Unbeknownst to Ghandour, this move coincided with the flattening of the world. He suddenly discovered that he not only could do new things, but he had to do new things he had never imagined doing before. He first felt the world going flat in 2003, when Airborne got bought out by DHL. Airborne announced that as of January 1, 2004, its tracking and tracing system would no longer be available to its former alliance partners. See you later. Good luck on your own.
While the flattening of the world enabled Airborne, the big guy, to get flatter, it allowed Ghandour, the little guy, to step up and replace it. “The minute Airborne announced that it was being bought and dissolving the alliance,” said Ghandour, “I called a meeting in London of all the major partners in the group, and the first thing we did was found a new alliance.” But Ghandour also came with a proposal: “I told them that Aramex was developing the software in Jordan to replace the Airborne tracking and tracing system, and I promised everyone there that our system would be up and running before Airborne switched theirs off.”

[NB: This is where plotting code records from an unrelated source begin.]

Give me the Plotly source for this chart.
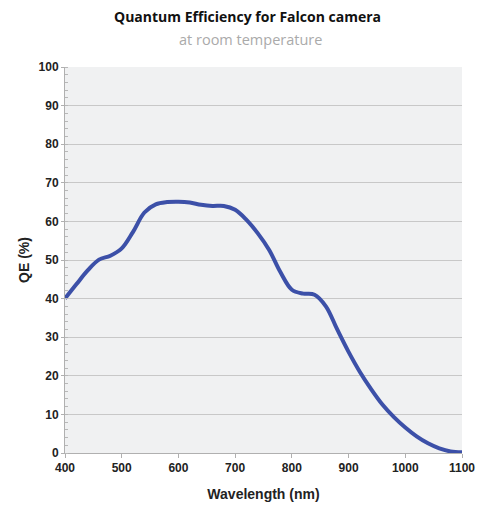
import plotly.graph_objects as go

wavelength = [400, 420, 440, 460, 480, 500, 520, 540, 560, 580, 600, 620, 640, 660, 680,
              700, 720, 740, 760, 780, 800, 820, 840, 860, 880, 900, 920, 940, 960, 980,
              1000, 1020, 1040, 1060, 1080, 1100]
qe = [40, 43.7, 47.3, 50.1, 51.1, 53.0, 57.3, 62.3, 64.4, 65.0, 65.1, 64.9, 64.3, 64, 64,
      63, 60.4, 56.9, 52.6, 46.8, 42.3, 41.3, 41.0, 38, 32, 26.2, 21, 16.5, 12.5, 9.3,
      6.6, 4.3, 2.5, 1.2, 0.4, 0.2]

x_ticks = [400, 500, 600, 700, 800, 900, 1000, 1100]
y_ticks = [0, 10, 20, 30, 40, 50, 60, 70, 80, 90, 100]

fig = go.Figure()
fig.add_trace(go.Scatter(x=wavelength, y=qe, mode="lines",
                         line=dict(color="#3c50a8", width=4, shape="spline", smoothing=1.0),
                         showlegend=False, hoverinfo="skip"))

fig.update_layout(
    width=484, height=506,
    margin=dict(l=65, r=22, t=67, b=53),
    paper_bgcolor="white", plot_bgcolor="#f0f1f2",
)
fig.add_annotation(text="<b>Quantum Efficiency for Falcon camera</b>", xref="paper", yref="paper",
                   x=(247 - 65) / 397, y=1 + (67 - 17) / 386, showarrow=False,
                   font=dict(family="Open Sans", size=14, color="#111111"), xanchor="center", yanchor="middle")
fig.add_annotation(text="at room temperature", xref="paper", yref="paper",
                   x=(250 - 65) / 397, y=1 + (67 - 40) / 386, showarrow=False,
                   font=dict(family="Open Sans", size=14.5, color="#aaaaaa"), xanchor="center", yanchor="middle")

fig.update_xaxes(range=[400, 1100], tickvals=x_ticks, ticktext=[str(v) for v in x_ticks],
                 showgrid=False, zeroline=False, automargin=False,
                 showline=True, linecolor="#b0b0b0", linewidth=1,
                 ticks="outside", ticklen=4, tickcolor="#b0b0b0",
                 tickfont=dict(family="Liberation Sans", size=12, color="#222222", weight="bold"),
                 title=dict(text="<b>Wavelength (nm)</b>", standoff=14,
                            font=dict(family="Liberation Sans", size=14, color="#222222")))
fig.update_yaxes(range=[0, 100], tickvals=y_ticks, ticktext=[str(v) for v in y_ticks],
                 showgrid=True, gridcolor="#c8c8c8", gridwidth=1.2, zeroline=False, automargin=False,
                 showline=True, linecolor="#b0b0b0", linewidth=1,
                 ticks="outside", ticklen=3, tickcolor="#b0b0b0",
                 minor=dict(dtick=2, ticks="inside", ticklen=3, tickcolor="#b8b8b8", showgrid=False),
                 tickfont=dict(family="Liberation Sans", size=12, color="#222222", weight="bold"),
                 title=dict(text="<b>QE (%)</b>", standoff=5,
                            font=dict(family="Liberation Sans", size=14, color="#222222")))

fig.write_html("out.html", config={"displayModeBar": False},
               post_script="document.body.style.margin='0';document.body.style.overflow='hidden';")
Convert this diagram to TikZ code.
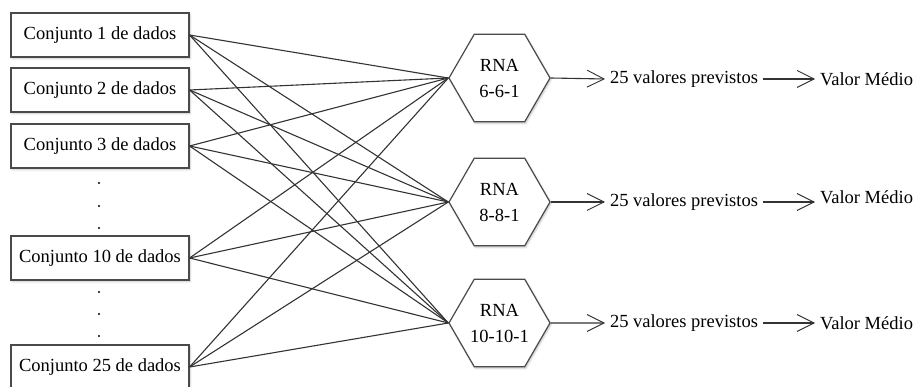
\documentclass[tikz,border=0pt]{standalone}
\usepackage{fontspec}
\setmainfont{Liberation Serif}
\usetikzlibrary{
  arrows.meta,
  shapes.geometric,
  shadows.blur
}
\definecolor{linegray}{HTML}{333333}
\definecolor{boxgray}{HTML}{4A4A4A}

\begin{document}
\begin{tikzpicture}[
  x=1pt, y=-1pt,
  every node/.style={font=\fontsize{18.5}{26}\selectfont},
  setB/.style={
    draw=boxgray, line width=1.2pt, fill=white, minimum width=178pt, minimum height=44pt,
    inner sep=0pt, blur shadow={shadow xshift=1pt, shadow yshift=-1.5pt, shadow blur radius=2pt, shadow opacity=25},
  },
  rnaH/.style={
    regular polygon, regular polygon sides=6, draw=boxgray, line width=1.2pt, fill=white,
    minimum size=101pt, inner sep=0pt, align=center,
    blur shadow={shadow xshift=1pt, shadow yshift=-1.5pt, shadow blur radius=2pt, shadow opacity=25},
  },
  link/.style={draw=linegray, line width=1.1pt},
  outA/.style={draw=linegray, line width=1.1pt, -{Straight Barb[length=17pt,width=17pt,line width=0.9pt]}},
  txt/.style={inner sep=0pt, outer sep=5pt},
]
\useasboundingbox (0,0) rectangle (919,387);

% Left side - data sets
\node[setB] (s1)  at (100, 35) {Conjunto 1 de dados};
\node[setB] (s2)  at (100, 90) {Conjunto 2 de dados};
\node[setB] (s3)  at (100,146) {Conjunto 3 de dados};
\node[setB] (s10) at (100,258) {Conjunto 10 de dados};
\node[setB] (s25) at (100,367) {Conjunto 25 de dados};
\foreach \y in {183,206,228,292,314,336}
  \fill (99,\y) circle (1.1pt);

% Middle - networks
\node[rnaH] (h1) at (499.5, 78) {RNA\\6-6-1};
\node[rnaH] (h2) at (499.5,202) {RNA\\8-8-1};
\node[rnaH] (h3) at (499.5,323) {RNA\\10-10-1};

\foreach \s in {s1,s2,s3,s10,s25}
  \foreach \h in {h1,h2,h3}
    \draw[link] (\s.east) -- (\h.west);

% Right side - outputs
\node[txt, anchor=west] (p1) at (605, 79) {25 valores previstos};
\node[txt, anchor=west] (p2) at (605,202) {25 valores previstos};
\node[txt, anchor=west] (p3) at (605,323) {25 valores previstos};
\node[txt, anchor=west] (m1) at (815, 79) {Valor Médio};
\node[txt, anchor=west] (m2) at (815,197) {Valor Médio};
\node[txt, anchor=west] (m3) at (815,323) {Valor Médio};

\draw[outA] (h1.east) -- (p1.west);
\draw[outA] (h2.east) -- (h2.east -| p2.west);
\draw[outA] (h3.east) -- (p3.west);
\draw[outA] (p1.east) -- (m1.west);
\draw[outA] (p2.east) -- (p2.east -| m2.west);
\draw[outA] (p3.east) -- (m3.west);

\end{tikzpicture}
\end{document}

Ghandour in effect told them that the mouse would replace the elephant. Not only would his relatively small company provide the same backroom support out of Amman that Airborne had provided out of Seattle with its big mainframe, but he would also find more global partners to fill in the holes in the alliance left by Airborne's departure. To do this, he told the prospective partners that he would hire Jordanian professionals to manage all the alliance's back-office needs at a fraction of the cost they were paying to have it all done from Europe or America. “I am not the largest company in the group,” said Ghandour, who is now in his mid-forties and still full of energy, “but I took leadership. My German partners were a $1.2 billion company, but they could not react as fast.”
How could he move so quickly? The triple convergence.
First of all, a young generation of Jordanian software and industrial engineers had just come of age and walked out onto the level playing field. They found that all the collaborative tools they needed to act big were as available to them as to Airbome's employees in Seattle. It was just a question of having the energy and imagination to adopt these tools and put them to good use.
“The key for us/' said Ghandour, ”was to come up with the technology and immediately replace the Airborne technology, because without online, real-time tracking and tracing, you can't compete with the big boys. With our own software engineers, we produced a Web-based tracking and tracing and shipment management system.“
Managing the back room for all the alliance partners through the Internet was actually much more efficient than plugging everyone into Airbome's mainframe back in Seattle, which was very centralized and had already been struggling to adapt to the new Web architecture. With the Web, said Ghandour, every employee in every alliance company could access the Aramex tracking and tracing system through smart PC terminals or handheld devices, using the Internet and wireless. A couple of months after making his proposal in London, Ghandour brought all the would-be partners together in Amman to show them the proprietary system that Aramex was developing and to meet some of his Jordanian software professionals and industrial engineers. (Some of the programming was being done in-house at Aramex and some was outsourced. Outsourcing meant Aramex too could tap the best brains.) The partners liked it, and thus the Global Distribution Alliance was born-with Aramex providing the back room from the backwater of Amman, where Lawrence of Arabia once prowled, replacing Airborne, which was located just down the highway from Microsoft and Bill Gates.
Another reason Ghandour could replace Airborne so quickly, he explained, was that he was not stuck with any “legacy” system that he had to adapt. “I could go right to the Internet and use the latest technologies,” he said. “The Web enabled me to act big and replicate a massive technology that the big guys had invested millions in, at a fraction of the cost... From a cost perspective, for me as a small guy, it was ideal... I knew the world was flat. All my preaching to our employees as the CEO was that we can compete, we can have a niche, the rules of the game are changing, you don't need to be a giant, you can find a niche, and technology will enable us to compete with the big boys.”